To view and manipulate the status of the running applications, the supervisord admin UI is at http://localhost:9003
- container name: adsabs-adsloggingdata
- volumes provided: /data, /var/log/supervisord
Both the statsd
and logstash
containers mount volumes from a shared data container as part of a strategy to persist both the indexed data and the log output of the running containers.
You can specify the amount of memory/cpus to devote to the vm by setting the VAGRANT_MEMORY
and VAGRANT_CPUS
environment variables prior to running vagrant up
. e.g., export VAGRANT_MEMOR=2g
and export VAGRANT_CPUS=2
.
There are two types of fabric tasks defined: prefix tasks and command tasks. The prefix tasks do things to affect the execution of the subsequent commands. Command tasks are things like build
, run
, stop
, rm
. Prefix tasks are show
, sudo
, all
, and the configured container names.
Each container specified in the fabfile's config
member gets it's own prefix task. Currently there are only the statsd
and logstash
containers.

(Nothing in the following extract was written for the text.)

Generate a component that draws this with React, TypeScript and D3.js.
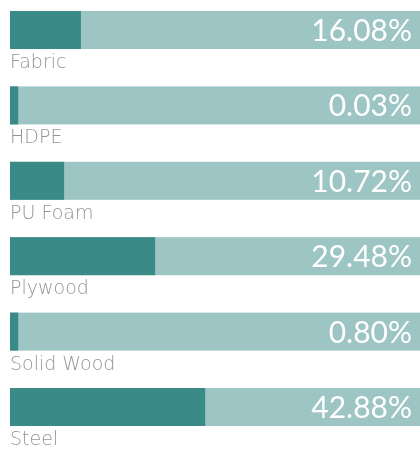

You can perform tasks on all containers using the prefix task all
.
There is also the show
prefix which outputs the actual command fabric will run instead of actually running it. sudo
will tell fabric to run commands via sudo.
Examples:
fab statsd run
: runs the statsd docker container
fab all run
: runs all the containers specified in fabfile.config
fab show statsd run
: shows the command fabric would use to run the statsd container
fab logstash build
: builds the logstash docker container
fab sudo logstash build
: executes the logstash docker build command via sudo
Fabric tasks can be chained together in various orders:
fab all stop rm build show run
: stops, removes, and builds all containers, and then shows the command to be used for executing them
This removes and recreates the container that provides the shared data space which both the logstash
and statsd
containers write logs and index data to. NOT TO BE RUN IN PRODUCTION unless you really know what you're doing, as this will delete the existing log event indexes.
This will generate ssl certificates that can be used for secure interprocess communication, e.g. logstash-forwarder <-> logstash. The task takes two positional arguments: container
and name
. container
indicates where to place the resulting certificate files, e.g., dockerfiles/<container>/certs/
. name
indicates what to name the resulting files: <name>.key
and <name>.cft
.
This task can be used to reindex the log data stored in elasticsearch in the event of an index template change, for instance if new fields are added or the indexing settings for a particular field need to change. It requires one positional argument, tag
, which will be used to create the new indexes. The base index name will then be aliased (or re-aliased) to the new index name. You can also specify a pattern to indicate the indexes to reindex. The default is logstash-*
, which means reindex everything.
Example: you've modified the elasticsearch index template (logstash_template.json) and now want to reindex all existing data. Executing the task fab reindex:20140701-1
will iterate through all existing indexes, reindex them with a new index name of <base_index_name>:20140701-1
, alias <base_index_name>
to the new name, and then delete the old index. Elasticsearch handles these aliases transparently.